As part of our presentation, we were asked to distribute a trace (a reflection of the essence of our object). The drum was originally a British military drum that was painted with Anishinaabe cosmological representations making the drum neither wholly British nor Anishinaabe but rather something of both – an intersocietal object. For our trace, we opted to present British-sourced glass jam jars with tin lids, which held a handful of wild rice grown in Anishinaabe territory. Like the drum itself, our trace was also intersocietal. Though the drum was on display behind glass and therefore unable to be sounded, it is a drum nonetheless and therefore meant to be heard.

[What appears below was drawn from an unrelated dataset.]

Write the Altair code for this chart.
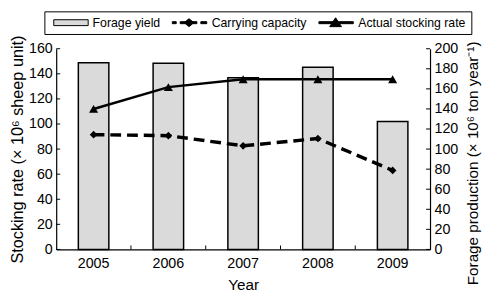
import altair as alt
import pandas as pd

# ---- data ----
years = ["2005", "2006", "2007", "2008", "2009"]
forage_yield = [186, 185.5, 171, 181.5, 127.5]          # right axis (x10^6 ton/yr)
carrying_capacity = [91.5, 90.7, 82.6, 88.4, 63]         # left axis (x10^6 sheep unit)
actual_stocking = [112, 129.4, 135.7, 135.7, 135.7]      # left axis
left_ticks = [0, 20, 40, 60, 80, 100, 120, 140, 160]
right_ticks = [0, 20, 40, 60, 80, 100, 120, 140, 160, 180, 200]
series_names = ["Forage yield", "Carrying capacity", "Actual stocking rate"]

FONT = "Liberation Sans"
W, H = 380, 204

df = pd.DataFrame({
    "year": years,
    "forage": forage_yield,
    "carrying": carrying_capacity,
    "actual": actual_stocking,
})

x_scale = alt.Scale(paddingInner=0, paddingOuter=0)
x_axis = alt.Axis(title="Year", labelAngle=0, ticks=False, tickSize=0, labelPadding=7,
                  titlePadding=8, labelFontSize=14.5, titleFontSize=15.5,
                  domainColor="black", domainWidth=1.2, grid=False)

left_scale = alt.Scale(domain=[0, 160], nice=False)
left_axis = alt.Axis(orient="left", title="Stocking rate (× 10⁶ sheep unit)", values=left_ticks,
                     ticks=False, tickSize=0, labelPadding=4, titlePadding=3,
                     labelFontSize=14.5, titleFontSize=16.5, domainColor="black",
                     domainWidth=1.2, grid=False)

right_scale = alt.Scale(domain=[0, 200], nice=False)
right_axis = alt.Axis(orient="right", title="Forage production (× 10⁶ ton year⁻¹)",
                      values=right_ticks, ticks=False, tickSize=0, labelPadding=4,
                      titlePadding=8, titleAngle=270, titleBaseline="top", titleAlign="center",
                      titleY=116, labelFontSize=14.5, titleFontSize=15.5, domainColor="black",
                      domainWidth=1.2, grid=False)

x_enc = alt.X("year:O", scale=x_scale, axis=x_axis)

# ---- right-axis group: bars + inward ticks ----
bars = alt.Chart(df).mark_bar(width=31, fill="#dadada", stroke="#000000", strokeWidth=1.5,
                              strokeOpacity=1).encode(
    x=x_enc,
    y=alt.Y("forage:Q", scale=right_scale, axis=right_axis),
)
right_tick_marks = alt.Chart(pd.DataFrame({"v": right_ticks})).mark_rule(color="black", strokeWidth=1).encode(
    y=alt.Y("v:Q", scale=right_scale, axis=right_axis),
    x=alt.value(W), x2=alt.value(W - 4),
)
right_group = alt.layer(bars, right_tick_marks)

# ---- left-axis group: lines, markers, ticks, legend ----
base = alt.Chart(df)
carry_line = base.mark_line(color="black", strokeWidth=3.5, strokeDash=[11, 6]).encode(
    x=x_enc, y=alt.Y("carrying:Q", scale=left_scale, axis=left_axis))
carry_pts = base.mark_point(shape="diamond", filled=True, color="black", size=60, opacity=1).encode(
    x=x_enc, y=alt.Y("carrying:Q", scale=left_scale, axis=left_axis))
actual_line = base.mark_line(color="black", strokeWidth=2.5).encode(
    x=x_enc, y=alt.Y("actual:Q", scale=left_scale, axis=left_axis))
actual_pts = base.mark_point(shape="triangle-up", filled=True, color="black", size=85, opacity=1).encode(
    x=x_enc, y=alt.Y("actual:Q", scale=left_scale, axis=left_axis))

left_tick_marks = alt.Chart(pd.DataFrame({"v": left_ticks})).mark_rule(color="black", strokeWidth=1).encode(
    y=alt.Y("v:Q", scale=left_scale, axis=left_axis),
    x=alt.value(0), x2=alt.value(4),
)
bottom_tick_marks = alt.Chart(pd.DataFrame({"year": years[1:]})).mark_rule(color="black", strokeWidth=1).encode(
    x=alt.X("year:O", bandPosition=0, scale=x_scale, axis=x_axis),
    y=alt.value(H), y2=alt.value(H - 4),
)

glyph_forage = "M-0.33,-0.5H5.5V0.5H-0.33Z"
glyph_carry = ("M-0.41,-0.17H0.25V0.17H-0.41Z M0.92,-0.17H1.77V0.17H0.92Z "
               "M1.59,0L2.42,-0.67L3.25,0L2.42,0.67Z M3.07,-0.17H3.75V0.17H3.07Z "
               "M4.42,-0.17H5.42V0.17H4.42Z")
glyph_actual = "M-0.41,-0.17H5.42V0.17H-0.41Z M1.42,0.67L2.42,-0.83L3.42,0.67Z"

legend = alt.Legend(title=None, orient="none", legendX=-12, legendY=-38, direction="horizontal",
                    columns=3, columnPadding=8, padding=5, strokeColor="black",
                    symbolSize=144, symbolStrokeColor="black", symbolStrokeWidth=1,
                    labelFontSize=12.5, labelOffset=31, labelColor="black", labelFont=FONT)

legend_layer = alt.Chart(pd.DataFrame({"series": series_names})).transform_filter("false").mark_point(
    filled=True, strokeWidth=1, opacity=1
).encode(
    shape=alt.Shape("series:N", scale=alt.Scale(domain=series_names,
                                                range=[glyph_forage, glyph_carry, glyph_actual]),
                    legend=legend),
    fill=alt.Fill("series:N", scale=alt.Scale(domain=series_names,
                                              range=["#dadada", "black", "black"]),
                  legend=legend),
    stroke=alt.Stroke("series:N", scale=alt.Scale(domain=series_names,
                                                  range=["black", "black", "black"]),
                      legend=legend),
)

left_group = alt.layer(carry_line, carry_pts, actual_line, actual_pts,
                       left_tick_marks, bottom_tick_marks, legend_layer)

chart = alt.layer(right_group, left_group).resolve_scale(y="independent").properties(
    width=W, height=H,
    autosize=alt.AutoSizeParams(type="none"),
    padding={"left": 49, "top": 39, "right": 63, "bottom": 49},
).configure(font=FONT).configure_view(strokeWidth=0).configure_axis(
    labelColor="black", titleColor="black", titleFontWeight="normal", labelFont=FONT, titleFont=FONT
)

chart.save("out.html", embed_options={"renderer": "svg", "actions": False})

When our trace was shaken the rice against the tin lid sounded like the snare of the drum, allowing participants to imagine the soundscape of the drum itself.

We are indebted to Amanda Perry-Kessaris, who – like the sound of the drum – called out to scholars to engage with each other on various objects found throughout the British Museum’s vast collection. It was deeply enriching. All of the participants’ generously offered thoughtful engagements with law and material culture that will continue to inform our own lines of inquiry. We are grateful too, for the opportunity to continue our work with each other in exploring the many connections between art and law.
[1] For more on GRASAC see https://grasac.org/.
[2] Classen and Howes, “The Museum as Sensescape: Western Sensibilities and Indigenous Artifacts” in Sensible objects: Colonialism, Museums and Material Culture Edwards, Gosden, Philips eds.
[3]Nigel Thrift “Afterword” (2010) Oxford Handbook of Material Culture Studies Hicks and Beaudry, eds. at p. 657.
References and further reading
Four Views of a Drum Crystal Migwans, GRASAC Knowledge Sharing System. Available at: https://grasac.org/exhibit/four-views-drum
Alan Corbiere and Ruth Philips “A Dehigan (drum) from Manitoulin Island”. Available at http://www.native-drums.ca/index.php/Scholars/Deheigan?tp=a&bg=3&ln=e
Edwards, C. Gosden, R. Philips eds. (2006) Sensible objects: Colonialism, Museums and Material Culture (Berg Press: Oxford/NY).
Hicks and Beaudry, eds., (2010) Oxford Handbook of Material Culture Studies (Oxford).
Laxer (2015) “Listening to the Fur Trade: Sound, Music and Dance in Northern North America, 1760-1840” [unpublished dissertation, University of Toronto].